**Task directions:** Please write out the lines of the data exactly, beginning with the first and ending with the line containing "const yTicks = [-1, 0, 1, 2, 3, 4];"; leave the pictures behind.

**Source material:**
━━━

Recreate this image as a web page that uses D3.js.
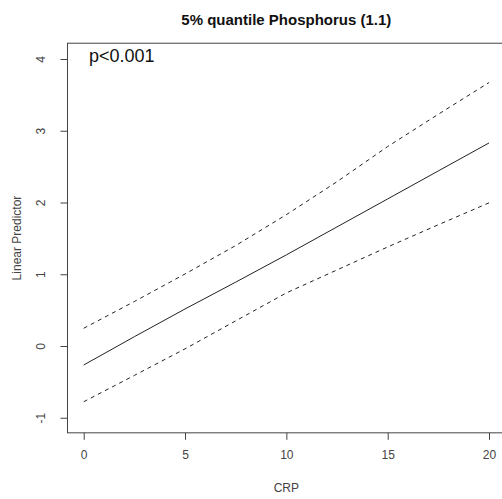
<!DOCTYPE html>
<html>
<head>
<meta charset="utf-8">
<script src="https://cdn.jsdelivr.net/npm/d3@7"></script>
<style>
  html, body { margin: 0; padding: 0; background: #fff; }
  svg { display: block; font-family: "Liberation Sans", Arial, sans-serif; }
</style>
</head>
<body>
<svg id="chart" width="502" height="499"></svg>
<script>
// Fitted effect of CRP on the linear predictor, with pointwise confidence band
const crp      = [0, 2.5, 5, 7.5, 10, 12.5, 15, 17.5, 20];
const estimate = [-0.265, 0.13, 0.516, 0.89, 1.27, 1.66, 2.05, 2.44, 2.83];
const upper    = [0.247, 0.62, 1.004, 1.40, 1.83, 2.29, 2.78, 3.23, 3.672];
const lower    = [-0.777, -0.41, -0.04, 0.35, 0.74, 1.06, 1.38, 1.69, 1.995];

const xTicks = [0, 5, 10, 15, 20];
const yTicks = [-1, 0, 1, 2, 3, 4];

const title = "5% quantile Phosphorus (1.1)";
const xLabel = "CRP";
const yLabel = "Linear Predictor";
const pLabel = "p<0.001";

const svg = d3.select("#chart");

const x = d3.scaleLinear().domain([0, 20]).range([83.7, 489]);
const y = d3.scaleLinear().domain([0, 4]).range([346, 59]);

// plot region (data range padded by 4% on each side)
const x0 = x(-0.8), x1 = x(20.8);
const y0 = y(-1.21), y1 = y(4.22);

const line = d3.line().x((d, i) => x(crp[i])).y(d => y(d));

const g = svg.append("g");

[[upper, "4,4"], [lower, "4,4"], [estimate, null]].forEach(([vals, dash]) => {
  g.append("path")
    .attr("d", line(vals))
    .attr("fill", "none")
    .attr("stroke", "#222")
    .attr("stroke-width", 1)
    .attr("stroke-dasharray", dash);
});

// box
svg.append("rect")
  .attr("x", x0).attr("y", y1)
  .attr("width", x1 - x0).attr("height", y0 - y1)
  .attr("fill", "none").attr("stroke", "#444").attr("stroke-width", 1);

const plain = d => String(d);

// x axis
const xAxis = d3.axisBottom(x).tickValues(xTicks).tickFormat(plain)
  .tickSize(7).tickPadding(11).tickSizeOuter(0);
const gx = svg.append("g").attr("transform", `translate(0,${y0})`).call(xAxis);
gx.select(".domain").remove();
gx.selectAll("line").attr("stroke", "#444");
gx.selectAll("text").attr("font-size", 12).attr("fill", "#444")
  .attr("font-family", "Liberation Sans, Arial, sans-serif");

// y axis, labels rotated parallel to the axis
const yAxis = d3.axisLeft(y).tickValues(yTicks).tickFormat(plain)
  .tickSize(7).tickSizeOuter(0);
const gy = svg.append("g").attr("transform", `translate(${x0},0)`).call(yAxis);
gy.select(".domain").remove();
gy.selectAll("line").attr("stroke", "#444");
gy.selectAll("text")
  .attr("font-size", 12).attr("fill", "#444")
  .attr("font-family", "Liberation Sans, Arial, sans-serif")
  .attr("x", null)
  .attr("text-anchor", "middle")
  .attr("transform", "translate(-27,0) rotate(-90)")
  .attr("dy", "0.35em");

// titles
svg.append("text")
  .attr("x", (x0 + x1) / 2).attr("y", 25)
  .attr("text-anchor", "middle")
  .attr("font-size", 15).attr("font-weight", "bold").attr("fill", "#111")
  .text(title);

svg.append("text")
  .attr("x", x(10)).attr("y", 492)
  .attr("text-anchor", "middle")
  .attr("font-size", 12).attr("fill", "#444")
  .text(xLabel);

svg.append("text")
  .attr("transform", `translate(21,${(y0 + y1) / 2}) rotate(-90)`)
  .attr("text-anchor", "middle")
  .attr("font-size", 12).attr("fill", "#444")
  .text(yLabel);

svg.append("text")
  .attr("x", 89).attr("y", 62)
  .attr("font-size", 18).attr("fill", "#111")
  .text(pLabel);
</script>
</body>
</html>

━━━

**The reply:**
Recreate this image as a web page that uses D3.js.
<!DOCTYPE html>
<html>
<head>
<meta charset="utf-8">
<script src="https://cdn.jsdelivr.net/npm/d3@7"></script>
<style>
  html, body { margin: 0; padding: 0; background: #fff; }
  svg { display: block; font-family: "Liberation Sans", Arial, sans-serif; }
</style>
</head>
<body>
<svg id="chart" width="502" height="499"></svg>
<script>
// Fitted effect of CRP on the linear predictor, with pointwise confidence band
const crp      = [0, 2.5, 5, 7.5, 10, 12.5, 15, 17.5, 20];
const estimate = [-0.265, 0.13, 0.516, 0.89, 1.27, 1.66, 2.05, 2.44, 2.83];
const upper    = [0.247, 0.62, 1.004, 1.40, 1.83, 2.29, 2.78, 3.23, 3.672];
const lower    = [-0.777, -0.41, -0.04, 0.35, 0.74, 1.06, 1.38, 1.69, 1.995];

const xTicks = [0, 5, 10, 15, 20];
const yTicks = [-1, 0, 1, 2, 3, 4];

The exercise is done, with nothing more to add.